Why Dynamic Programming and When Recursion Alone Fails in DSA C - Performance Analysis
We want to understand why simple recursion can be slow for some problems and how dynamic programming helps speed things up.
What happens to the work done when recursion repeats the same steps many times?
Analyze the time complexity of the following recursive Fibonacci function.
int fib(int n) {
if (n <= 1) return n;
return fib(n - 1) + fib(n - 2);
}
This code calculates the nth Fibonacci number using simple recursion without saving results.
Look at what repeats in this code.
- Primary operation: Calling fib() recursively twice for each n greater than 1.
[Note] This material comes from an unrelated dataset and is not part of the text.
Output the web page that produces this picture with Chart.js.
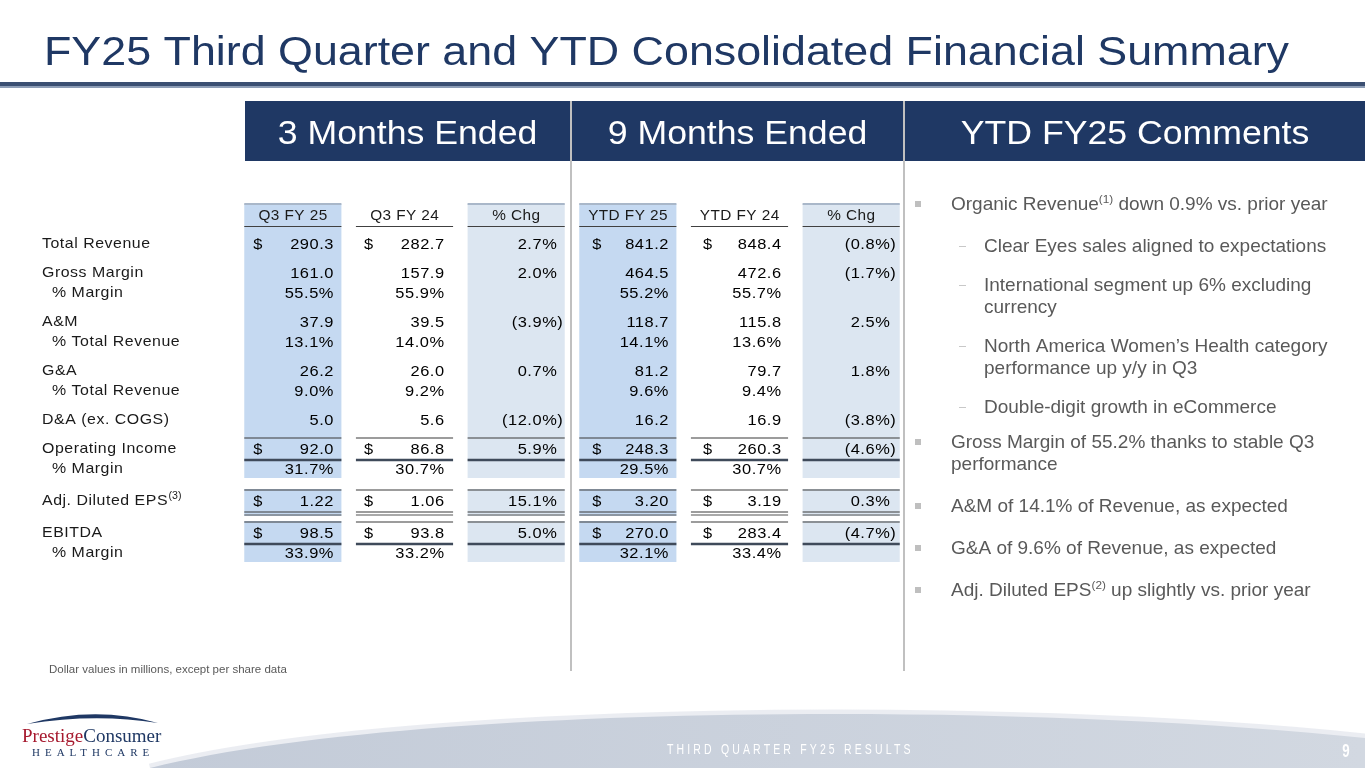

- How many times: Many calls repeat the same fib values again and again, especially for smaller n.
As n grows, the number of calls grows very fast because each call makes two more calls.
| Input Size (n) | Approx. Operations |
|---|---|
| 10 | ~177 calls |
| 20 | ~21,891 calls |
| 30 | ~2,692,537 calls |
Pattern observation: The work roughly doubles with each increase in n, leading to very fast growth.
Time Complexity: O(2^n)
This means the time needed grows exponentially, making recursion alone very slow for larger inputs.
[X] Wrong: "Recursion always solves problems efficiently because it breaks problems into smaller parts."
[OK] Correct: Without saving results, recursion can repeat the same work many times, causing slow performance.
Understanding when recursion alone is slow and how dynamic programming improves it is a key skill that shows you can write efficient code for complex problems.
"What if we add a memory table to save results of fib calls? How would the time complexity change?"